Changes
If you follow me on twitter, then you already know that I'm sitting at home on my couch and that it's not for any of the right reasons.
Today the company where I have worked for the past four years informed me that my position had been eliminated.
I sort of expected the conversation, but I thought (hoped?) that it wasn't coming for a few more weeks. I worked there as the Training Manager, coordinating the professional development of our staff. I launched an online corporate university, successfully initiated a management training program, and managed a number of other really important and complex projects, but when a company is bleeding money as badly as that company is, training is often the first thing to be cut. It doesn't matter how valuable (and in some instances federally mandated) that training is, when something has to go, it will be on the list.
So I was on the list. Laid off. A few weeks before Christmas. Without any sort of severance. (But, hey! I'm looking like a genius for hoarding vacation days now! At least there's that.)
Mr. Husband and I are still sort of reeling from the news. Like I said, I was relatively certain it was coming, but certainly didn't expect it today. And, I'll be honest, I had no clue that a company which I thought cared about its people would lay them off without some sort of severance. That bit blind-sided me.
But, we'll figure it out. It's what we do, after all.
In the meantime, I'll just be sitting here wrapping Alexis' Christmas gifts and being incredibly grateful that I finished shopping for her a long time ago. We are committed to making sure she is not negatively impacted during this bumpy ride, and knowing that she will have the sort of Christmas we want to give her is a huge relief.
Oh, and a huge thanks to everyone who has left encouraging words on twitter. I am incredibly grateful to have so many amazing and fantastic and kind people in my life.
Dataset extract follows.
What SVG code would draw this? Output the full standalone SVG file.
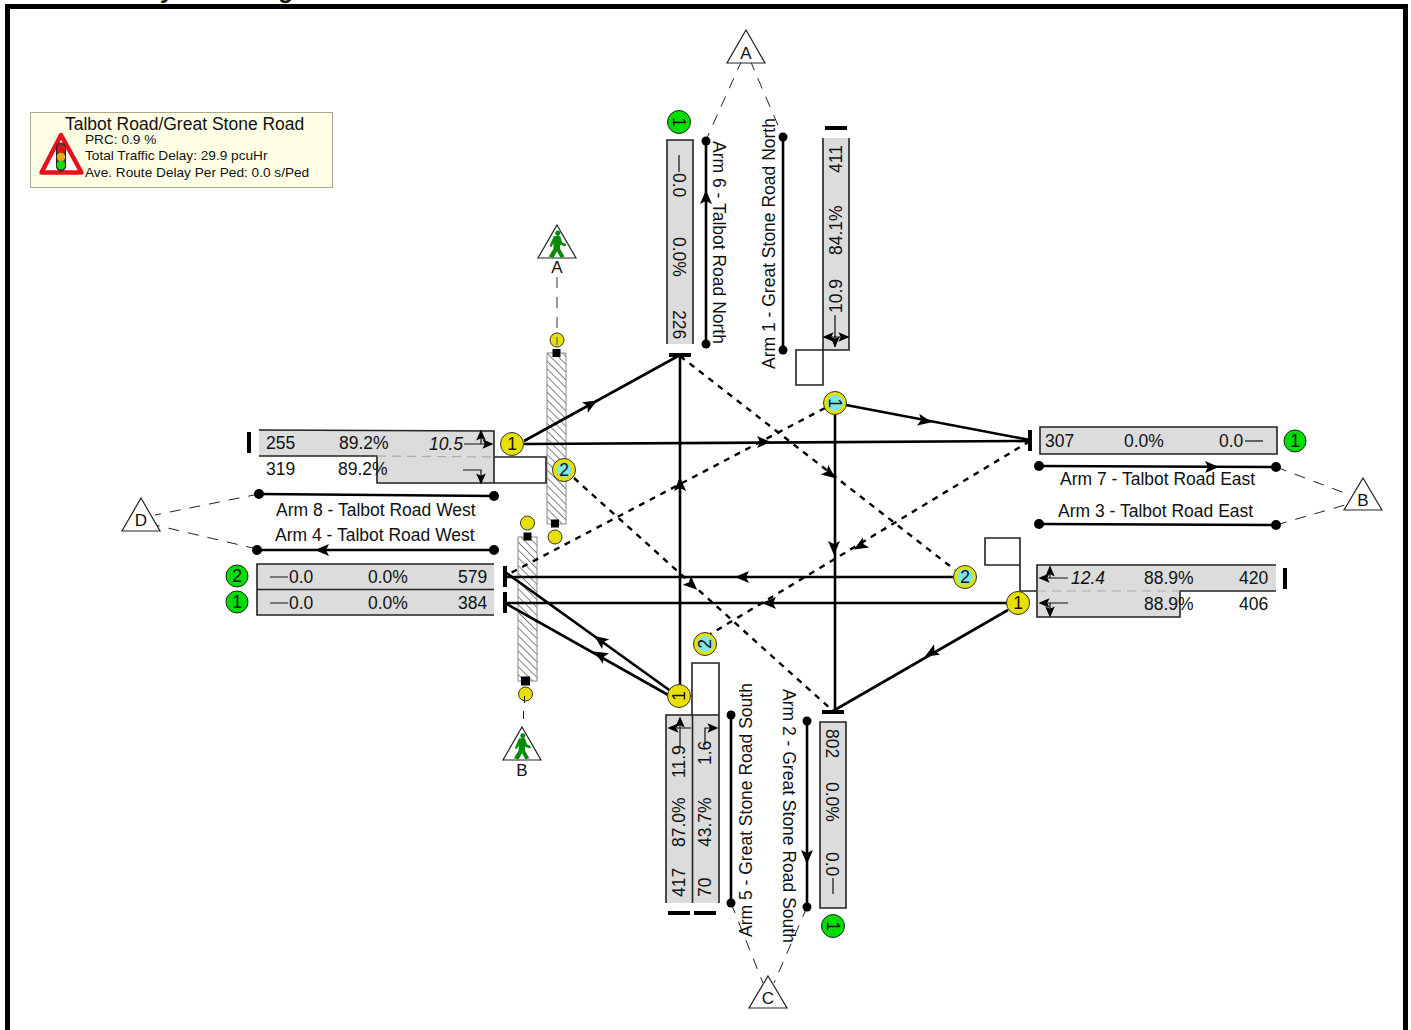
<svg xmlns="http://www.w3.org/2000/svg" width="1411" height="1030" viewBox="0 0 1411 1030">
<style>
text{font-family:"Liberation Sans",Arial,sans-serif;font-size:17.500px;fill:#111}
.i{font-style:italic}
.lane{fill:#dcdcdc;stroke:none}
.o{fill:none;stroke:#222;stroke-width:1.6}
.l{fill:none;stroke:#000;stroke-width:2.6}
.d{fill:none;stroke:#000;stroke-width:2.4;stroke-dasharray:6 6}
.g{fill:none;stroke:#222;stroke-width:1;stroke-dasharray:11 9}
.p{fill:none;stroke:#777;stroke-width:1.500;stroke-dasharray:11 9}
.a{fill:#000;stroke:none}
.bar{fill:#000}
.y{fill:#e8e000;stroke:#333;stroke-width:1}
.gr{fill:#00dd00;stroke:#222;stroke-width:1}
.c{fill:#7fe6e6}
.tri{fill:#fff;stroke:#222;stroke-width:1.200}
.thin{fill:none;stroke:#111;stroke-width:1.200}
.n{text-anchor:middle}
.dot{fill:#000}
.s{font-size:13.650px}
.t{font-size:17px}
.title{font-size:24px;font-weight:bold;font-style:italic}
</style>
<defs>
<pattern id="h" width="5.500" height="5.500" patternUnits="userSpaceOnUse" patternTransform="rotate(45)"><rect width="5.500" height="5.500" fill="#fff"/><line x1="0" y1="0" x2="5.500" y2="0" stroke="#333" stroke-width="1.200"/></pattern>
<path id="ah" d="M7 0L-7 -6L-4 0L-7 6Z"/>
<path id="man" d="M1 -17.500a3 3 0 1 1 -.1 0ZM-3.500 -11.500L3.500 -11.500L6 -4L10.500 -2L9.500 .5L3.500 -1.500L3.500 3L8.500 12L4 13.500L0 6L-4 13.500L-9.500 12L-4 3L-4 -3L-6.500 1.500L-8.500 0Z" fill="#0a8a0a"/>
</defs>
<text class="title" x="162" y="-2">y</text>
<text class="title" x="280" y="-2">g</text>
<rect x="7.500" y="6.500" width="1398" height="1030" fill="none" stroke="#000" stroke-width="5"/>

<g id="legend">
<rect x="30.500" y="112.500" width="302" height="75" fill="#ffffe6" stroke="#aaa98a"/>
<path d="M61 135L41.500 172.500L81.500 172.500Z" fill="#fff" stroke="#e8101a" stroke-width="4.500" stroke-linejoin="round"/>
<rect x="56.500" y="143" width="9" height="28" rx="4.500" fill="#444" stroke="#222"/>
<circle cx="61" cy="149" r="4.200" fill="#e01515"/><circle cx="61" cy="157" r="4.200" fill="#f0a818"/><circle cx="61" cy="165" r="4.200" fill="#10e010"/>
<text x="65" y="130">Talbot Road/Great Stone Road</text>
<text class="s" x="85" y="144">PRC: 0.9 %</text>
<text class="s" x="85" y="160">Total Traffic Delay: 29.9 pcuHr</text>
<text class="s" x="85" y="177">Ave. Route Delay Per Ped: 0.0 s/Ped</text>
</g>

<g id="crossings">
<rect x="547" y="353" width="19" height="171" fill="url(#h)" stroke="#888"/>
<rect x="518" y="537" width="19" height="144" fill="url(#h)" stroke="#888"/>
<rect x="552.500" y="349" width="8" height="8" fill="#000"/><circle cx="557" cy="340" r="7" class="y"/>
<rect x="551" y="519.500" width="8" height="8" fill="#000"/><circle cx="555" cy="537" r="7" class="y"/>
<rect x="523.500" y="532.500" width="8" height="8" fill="#000"/><circle cx="527.500" cy="523" r="7" class="y"/>
<rect x="521" y="676.500" width="9" height="9" fill="#000"/><circle cx="525.500" cy="694" r="7" class="y"/>
<path class="p" d="M557 277V345"/>
<path d="M524.500 696V703M523.500 711V719M522.500 727V729" fill="none" stroke="#222" stroke-width="1"/>
</g>

<g id="connectors">
<path class="l" d="M524 441L680 355"/><use href="#ah" class="a" transform="translate(591 404) rotate(-29)"/>
<path class="l" d="M524 444L1030 441"/><use href="#ah" class="a" transform="translate(764 442)"/>
<path class="l" d="M680 685V356"/><use href="#ah" class="a" transform="translate(680 484) rotate(-90)"/>
<path class="l" d="M672 692L505 572"/><use href="#ah" class="a" transform="translate(600 640) rotate(-144)"/>
<path class="l" d="M670 696L505 603"/><use href="#ah" class="a" transform="translate(600 655) rotate(-150)"/>
<path class="l" d="M835 415V712"/><use href="#ah" class="a" transform="translate(834 548) rotate(90)"/>
<path class="l" d="M846 405L1030 440"/><use href="#ah" class="a" transform="translate(925 421) rotate(11)"/>
<path class="l" d="M954 577L505 577"/><use href="#ah" class="a" transform="translate(742 577) rotate(180)"/>
<path class="l" d="M1007 603L505 603"/><use href="#ah" class="a" transform="translate(769 603) rotate(180)"/>
<path class="l" d="M1008 610L833 711"/><use href="#ah" class="a" transform="translate(931 653) rotate(150)"/>
<path class="d" d="M680 356L955 570"/><use href="#ah" class="a" transform="translate(830 474) rotate(38)"/>
<path class="d" d="M825 408L505 576"/>
<path class="d" d="M1030 441L704 638"/><use href="#ah" class="a" transform="translate(860 546) rotate(149)"/>
<path class="d" d="M574 478L833 711"/><use href="#ah" class="a" transform="translate(692 585) rotate(42)"/>
<path class="g" d="M742 60L706 140M750 60L783 137"/>
<path class="g" d="M1276 467L1350 495M1276 525L1345 505"/>
<path class="g" d="M259 494L155 515M257 549L155 525"/>
<path class="g" d="M731 903L763 983M807 907L774 983"/>
</g>

<g id="node-a"><path class="tri" d="M746 30L765 63L727 63Z"/><text class="n t" x="746" y="59">A</text></g>
<g id="node-b"><path class="tri" d="M1363 478L1382 510L1344 510Z"/><text class="n t" x="1363" y="506">B</text></g>
<g id="node-c"><path class="tri" d="M768 976L787 1008L749 1008Z"/><text class="n t" x="768" y="1004">C</text></g>
<g id="node-d"><path class="tri" d="M141 498L160 531L122 531Z"/><text class="n t" x="141" y="526">D</text></g>
<g id="ped-a"><path class="tri" d="M557 225L576 258L538 258Z"/><use href="#man" transform="translate(557 246) scale(.88)"/><text class="n t" x="557" y="273">A</text></g>
<g id="ped-b"><path class="tri" d="M522 727L541 760L503 760Z"/><use href="#man" transform="translate(522 748) scale(.85)"/><text class="n t" x="522" y="776">B</text></g>

<g id="arm-8">
<path class="lane" d="M259 430L494 431V483H377V456H259Z"/>
<path class="o" d="M259 430L494 431V483H377V456H259M494 457H546V483H494"/>
<path d="M377 456L494 457" stroke="#aaa" stroke-width="1.200" stroke-dasharray="9 6" fill="none"/>
<rect x="247" y="432" width="4" height="21" class="bar"/>
<text x="266" y="449">255</text><text x="339" y="449">89.2%</text><text class="i" x="429" y="450">10.5</text>
<text x="266" y="475">319</text><text x="338" y="475">89.2%</text>
<path class="thin" d="M464 444H490M481 444V433M463 470H481V480"/>
<use href="#ah" class="a" transform="translate(488 444) scale(.8)"/><use href="#ah" class="a" transform="translate(481 435) rotate(-90) scale(.8)"/><use href="#ah" class="a" transform="translate(481 479) rotate(90) scale(.8)"/>
<circle cx="259" cy="494" r="5" class="dot"/><circle cx="494" cy="496" r="5" class="dot"/><path class="l" d="M259 494L494 496"/>
<text x="276" y="516">Arm 8 - Talbot Road West</text>
</g>

<g id="arm-4">
<text x="275" y="541">Arm 4 - Talbot Road West</text>
<circle cx="257" cy="550" r="5" class="dot"/><circle cx="494" cy="550" r="5" class="dot"/><path class="l" d="M257 550H494"/>
<use href="#ah" class="a" transform="translate(322 550) rotate(180)"/>
<rect x="257" y="564" width="237" height="51" class="lane"/>
<path class="o" d="M494 564H257V615H494M257 589.500H494"/>
<rect x="503" y="566" width="4" height="21" class="bar"/><rect x="503" y="592" width="4" height="21" class="bar"/>
<text x="289" y="583">0.0</text><text x="368" y="583">0.0%</text><text x="458" y="583">579</text>
<text x="289" y="609">0.0</text><text x="368" y="609">0.0%</text><text x="458" y="609">384</text>
<path class="thin" d="M270 577H288M270 603H288"/>
<circle cx="237" cy="576" r="11" class="gr"/><text class="n" x="237" y="582">2</text>
<circle cx="237" cy="602" r="11" class="gr"/><text class="n" x="237" y="608">1</text>
</g>

<g id="arm-7">
<rect x="1040" y="427" width="237" height="27" class="lane"/>
<path class="o" d="M1040 427H1277V454H1040Z"/>
<rect x="1028" y="430" width="4" height="21" class="bar"/>
<text x="1045" y="447">307</text><text x="1124" y="447">0.0%</text><text x="1219" y="447">0.0</text>
<path class="thin" d="M1245 441H1263"/>
<circle cx="1295" cy="441" r="11" class="gr"/><text class="n" x="1295" y="447">1</text>
<circle cx="1039" cy="466" r="5" class="dot"/><circle cx="1276" cy="467" r="5" class="dot"/><path class="l" d="M1039 466L1276 467"/>
<use href="#ah" class="a" transform="translate(1212 467)"/>
<text x="1060" y="485">Arm 7 - Talbot Road East</text>
</g>

<g id="arm-3">
<text x="1058" y="517">Arm 3 - Talbot Road East</text>
<circle cx="1039" cy="524" r="5" class="dot"/><circle cx="1276" cy="525" r="5" class="dot"/><path class="l" d="M1039 524L1276 525"/>
<path class="lane" d="M1037 565H1276V591H1180V617H1037Z"/>
<path class="o" d="M1276 565H1037V617H1180V591H1276M985 538H1020V565H985ZM1020 565V591H1037"/>
<path d="M1037 591H1180" stroke="#aaa" stroke-width="1.200" stroke-dasharray="9 6" fill="none"/>
<rect x="1283" y="568" width="4" height="21" class="bar"/>
<text class="i" x="1071" y="584">12.4</text><text x="1144" y="584">88.9%</text><text x="1239" y="584">420</text>
<text x="1144" y="610">88.9%</text><text x="1239" y="610">406</text>
<path class="thin" d="M1068 578H1040M1050 578V567M1068 603H1040M1050 603V615"/>
<use href="#ah" class="a" transform="translate(1044 578) rotate(180) scale(.8)"/><use href="#ah" class="a" transform="translate(1050 571) rotate(-90) scale(.8)"/><use href="#ah" class="a" transform="translate(1044 603) rotate(180) scale(.8)"/><use href="#ah" class="a" transform="translate(1050 612) rotate(90) scale(.8)"/>
</g>

<g id="arm-6">
<rect x="667" y="140" width="26" height="204" class="lane"/>
<path class="o" d="M667 344V140H693V344"/>
<rect x="669" y="353" width="22" height="4" class="bar"/>
<text transform="translate(673 173) rotate(90)">0.0</text><text transform="translate(673 237) rotate(90)">0.0%</text><text transform="translate(673 310) rotate(90)">226</text>
<path class="thin" d="M679 155V172"/>
<circle cx="679" cy="122" r="11.500" class="gr"/><text class="n" transform="translate(673 122) rotate(90)">1</text>
<circle cx="706" cy="141" r="4.500" class="dot"/><circle cx="706" cy="344" r="4.500" class="dot"/><path class="l" d="M706 141V344"/>
<use href="#ah" class="a" transform="translate(706 197) rotate(-90)"/>
<text transform="translate(713 141) rotate(90)">Arm 6 - Talbot Road North</text>
</g>

<g id="arm-1">
<rect x="823" y="138" width="26" height="212" class="lane"/>
<path class="o" d="M823 138V350H849V138M796 350H823V385H796Z"/>
<rect x="825" y="126" width="22" height="4" class="bar"/>
<text transform="translate(842 313) rotate(-90)">10.9</text><text transform="translate(842 255) rotate(-90)">84.1%</text><text transform="translate(842 173) rotate(-90)">411</text>
<path class="thin" d="M835 347V315M824 337H848"/>
<use href="#ah" class="a" transform="translate(828 337) rotate(180) scale(.8)"/><use href="#ah" class="a" transform="translate(844 337) scale(.8)"/><use href="#ah" class="a" transform="translate(835 342) rotate(90) scale(.8)"/>
<circle cx="783" cy="137" r="4.500" class="dot"/><circle cx="783" cy="350" r="4.500" class="dot"/><path class="l" d="M783 137V350"/>
<text transform="translate(775 369) rotate(-90)">Arm 1 - Great Stone Road North</text>
</g>

<g id="arm-5">
<rect x="666" y="715" width="53" height="188" class="lane"/>
<path class="o" d="M666 903V715H719V903M692.500 903V715M692 715V663H719V715"/>
<rect x="668" y="911" width="22" height="4" class="bar"/><rect x="694" y="911" width="22" height="4" class="bar"/>
<text transform="translate(685 897) rotate(-90)">417</text><text transform="translate(685 847) rotate(-90)">87.0%</text><text transform="translate(685 778) rotate(-90)">11.9</text>
<text transform="translate(711 897) rotate(-90)">70</text><text transform="translate(711 847) rotate(-90)">43.7%</text><text transform="translate(711 765) rotate(-90)">1.6</text>
<path class="thin" d="M680 747V718M670 728H691M705 745V728H716"/>
<use href="#ah" class="a" transform="translate(680 722) rotate(-90) scale(.8)"/><use href="#ah" class="a" transform="translate(673 728) rotate(180) scale(.8)"/><use href="#ah" class="a" transform="translate(713 728) scale(.8)"/>
<circle cx="731" cy="715" r="4.500" class="dot"/><circle cx="731" cy="903" r="4.500" class="dot"/><path class="l" d="M731 715V903"/>
<text transform="translate(752 937) rotate(-90)">Arm 5 - Great Stone Road South</text>
</g>

<g id="arm-2">
<rect x="820" y="722" width="26" height="186" class="lane"/>
<path class="o" d="M820 722H846V908H820Z"/>
<rect x="822" y="710" width="22" height="4" class="bar"/>
<text transform="translate(826 729) rotate(90)">802</text><text transform="translate(826 782) rotate(90)">0.0%</text><text transform="translate(826 852) rotate(90)">0.0</text>
<path class="thin" d="M833 878V894"/>
<circle cx="833" cy="926" r="11.500" class="gr"/><text class="n" transform="translate(827 926) rotate(90)">1</text>
<circle cx="807" cy="721" r="4.500" class="dot"/><circle cx="807" cy="907" r="4.500" class="dot"/><path class="l" d="M807 721V907"/>
<use href="#ah" class="a" transform="translate(807 857) rotate(90)"/>
<text transform="translate(783 689) rotate(90)">Arm 2 - Great Stone Road South</text>
</g>

<g id="stages">
<circle cx="512" cy="444" r="11.500" class="y"/><text class="n" x="512" y="450">1</text>
<circle cx="564" cy="470" r="11.500" class="y"/><circle cx="564" cy="470" r="7.500" class="c"/><text class="n" x="564" y="476">2</text>
<circle cx="835" cy="403" r="11.500" class="y"/><circle cx="835" cy="403" r="8" class="c"/><text class="n" transform="translate(829 403) rotate(90)">1</text>
<circle cx="965" cy="577" r="11.500" class="y"/><circle cx="965" cy="577" r="8" class="c"/><text class="n" x="965" y="583">2</text>
<circle cx="1018" cy="603" r="11.500" class="y"/><text class="n" x="1018" y="609">1</text>
<circle cx="705" cy="644" r="11.500" class="y"/><circle cx="705" cy="644" r="8" class="c"/><text class="n" transform="translate(711 644) rotate(-90)">2</text>
<circle cx="679" cy="696" r="11.500" class="y"/><text class="n" transform="translate(685 696) rotate(-90)">1</text>
</g>
</svg>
And, yes, I am talking about you. So, thank you.
Reader Comments (64)
I'm so sorry. Fortunately, you are a very talented woman, and I am confident you will weather this. In the meantime, I will keep you and your family in my prayers. By sharing your experiences, you may be able to help others in your situation, too.
I'm sorry. How awful that they did this right before Christmas. If I have learned anything about you through your blog it is that you are a strong person and an amazing mother. You are one person I know will make the best of this situation and will be back out there in no time. I'll be thinking of you.
I'm so sorry to hear about your job loss, especially so close to Christmas. I just know this is going to be one of those situations where the job loss spurs you to go on to greater things. Hugs from Arizona.
Damnit, that blows. I feel your pain, my dad was laid off three years ago. He started his own business doing what he used to do before, and it all worked out. I hate that feeling though. Ugh. Wish you were NOT dealing with this. You're too nice to have this happen. Anything I can do? LOVE YOU! Not entirely sure what to say to make you feel better, but I'm here for ya!
What everybody else said. Hugs to you and gosh it just sucks that it has to be this time of year. In my thoughts and prayers.
I'll keep you in my thoughts... Hope you find something soon, and that your holiday is still as awesome as you've always intended it to be.
I'm so sorry! It sucks that they didn't at least give you a severance package!
I have every confidence that you will pull through this and make something wonderful come from it, but that certainly doesn't make it suck any less.
OMG I take some time off of the internet, and this is what I come back to. This totally sucks. Don't worry your awesome, I'm sure you'll find a new job soon.
I'm generally a lurker too, but had to say how very sorry I am to hear this. I went through this with my job in June. It was the most horrible feeling. As others have said, you're incredibly talented and have a lot to offer a potential employer who will appreciate your skills - or, to do even more amazing things with your photography. Things will work themselves out. It may not seem like it right now, but they will.
Just catching up on my RSS feed, and I am sorry to hear that your position was eliminated. I hope the sting of it all has faded and your holiday sparkles just a little bit more this year!
I'm so sorry. Best of luck finding something new and better!
I am very sorry to hear your news. I feel for anyone who is that situation. If there is a bright side, at least you'll be home during one of the most magical times of year:) I have no doubt you'll come out on top of this with something great! Hang in there and enjoy being home for your little girl :)
So sorry it happened, I know its cliché, but I firmly believe everything happens for a reason, so I sure you will bounce back in no time.
Whether it's expected or not, there is never a good time to be laid off and I'm very sorry. You are, however, very resourceful and clever. There is no doubt, as mentioned several times above, that you will come out of this better than ever. You don't seem to be a wallower so I bet with the little time that has passed already you've working on something great. Positive vibes and good thoughts being sent your way!